All innovation is theft. It builds directly on top of what came before.
"Good artists copy, great artists steal."
It's always been true. AI just makes it available to more people faster.
I dunno. People do this exact thing by hand (digest everything they've read and produce something indirectly derivative--what author has not been so-influenced?) and it's not a copyright violation. It's just as impossible to dig around in a model to find Hamlet as it is to do digging around a human brain. And if the result is an obvious copy, then you have a violation no matter how it was created.
As someone who thinks humanity would be better off without LLMs, I want the assertion to be true, but I don't think it is.
On one hand, there's nothing new under the sun. On the other, these llms are just copies of us and they owe the collective some due. The trajectory right now has money, power, control, policy and even free will going to a very small needle point of humanity. It's not aligned with humanity flourishing, it only makes sense if the goal is to replace the humans.
How any content came into existence? Learning, Experience, connection, etc right? If AI is doing that then what's the problem? Printing Press was also disturbing status-quo of its time. Any frontier technologies at their time did that. Be it Fire, Wheel, Horse, Horse Saddle, Gun, Printing Press, Nuclear war heads, Computers, Internet, AI, etc.
Don't make it ethical question but understand its new frontier for humans.
AI is human knowledge at scale, wanting to be free.
We built it, because we as humans intrinsically know that information should be free - always - and AI is a way to accomplish this, finally.
Extrinsically, we also have a subset of humans who do not want information to be free, because they desire to profit from the divide between free/non-free information.
I have been thinking a lot about Aaron Schwartz lately, and how un-just it is that he was persecuted for doing something that is so commonplace now, it is practically expected behaviour in the AI/ML realms. If he hadn't been targetted for elimination, I wonder just how well his ethos would have perpetuated into the AI age ..
Years ago i published slides on Slideshare that were viewed almost two million times. And helped me build a business.
There were people that learned knowledge from myself, and then made their own tutorials and promote these. It hadn't crossed my mind to complain about that. AI changes very little here.
What really changes things is not people republishing my materials, but people using agents to read my materials, and to get knowledge reformatted into something that they like.

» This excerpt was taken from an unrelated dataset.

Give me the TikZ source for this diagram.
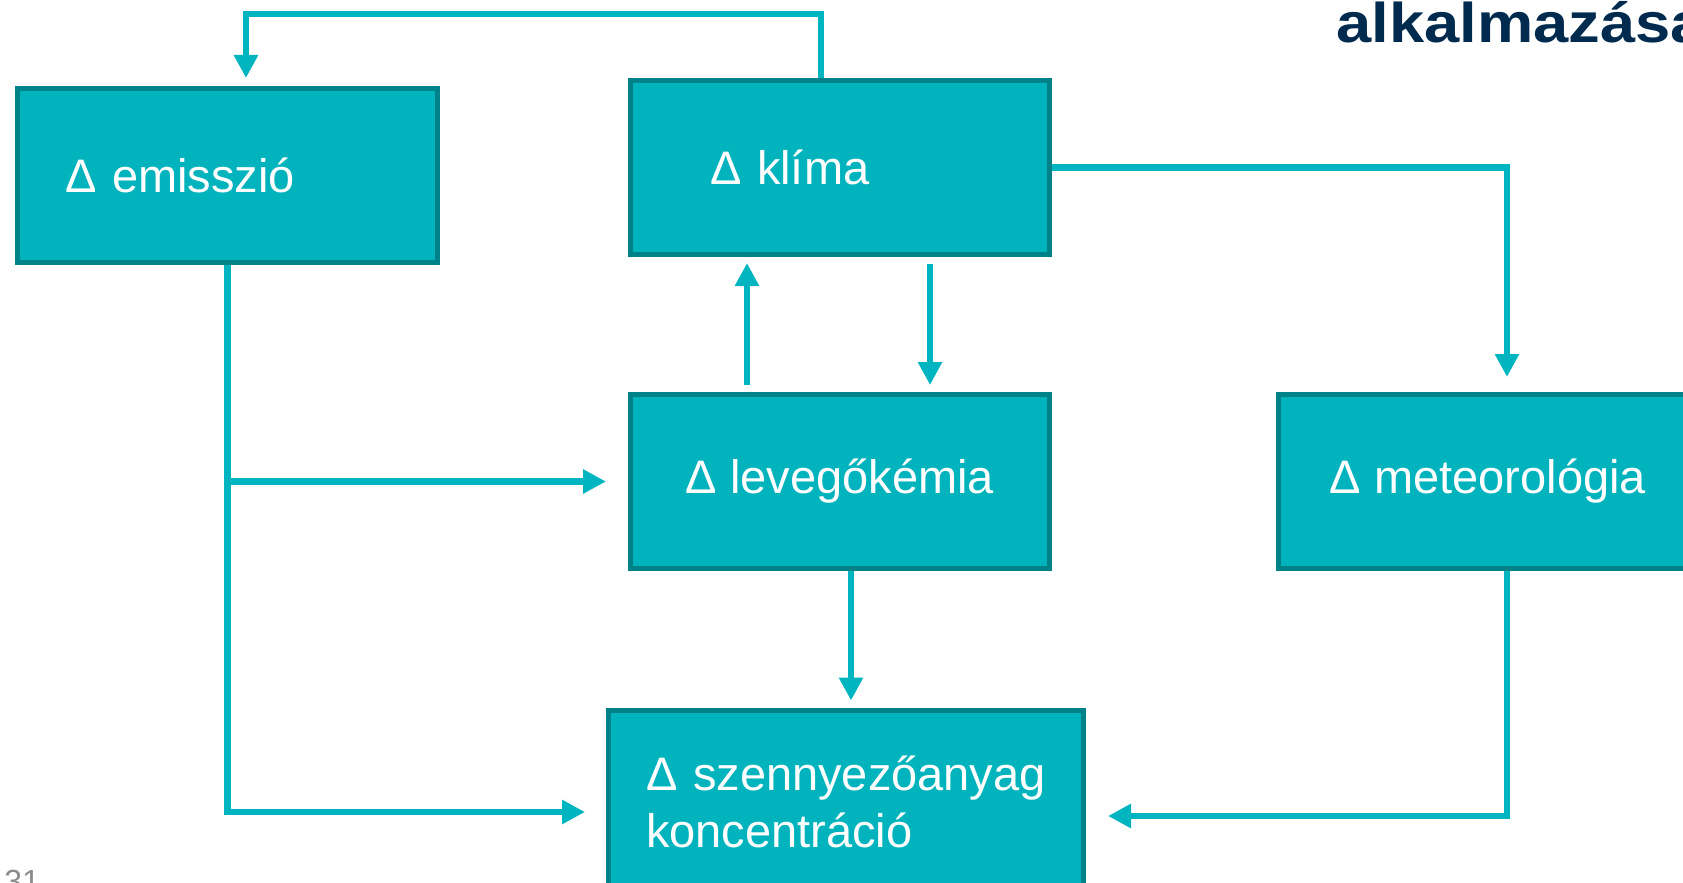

If my slides were published today, they would probably be read verbatim by a handful of humans. The rest would be agents, but I'm ok with that. The business case is the same -- I want whatever reads the slide to be encouraged to use my tool. What kind of entity, I don't really care (again: from purely business perspective)
At this point, I think google, openai, anthropic, etc already realise this and are just trying to pretend this isn't true. I even think some C-suite who are not in AI companies but are boosters know this too. This has been true since 2022 but they're hoping (likely correctly) that governments won't move fast enough to protect the IP of the actual productive class.
I think the long term reality is that the models still need training data so they fundamentally do need new writing/code/art to train on, and even then the usual issues like hallucination will still be with us. It's just the moment that actually hurts the (already questionable) profitability of the model peddlers, they will have gotten their IPOs and they can safely jump ship and the ultimate mess can be passed to the softbanks, the temaseks, and the governments of the world to clean up for them. What the future holds after the crash I'm not sure as the models won't disappear (especially now that the stolen data is already crystalised in open source models) but in the near term the mass theft that constitutes llms will become more and more understood even amongst the PMC and that in order to remain viable, you need the productive to keep producing, and unlike LLMs, you can't force them to do it without payment.
It's a problem with only one practical solution: taxation.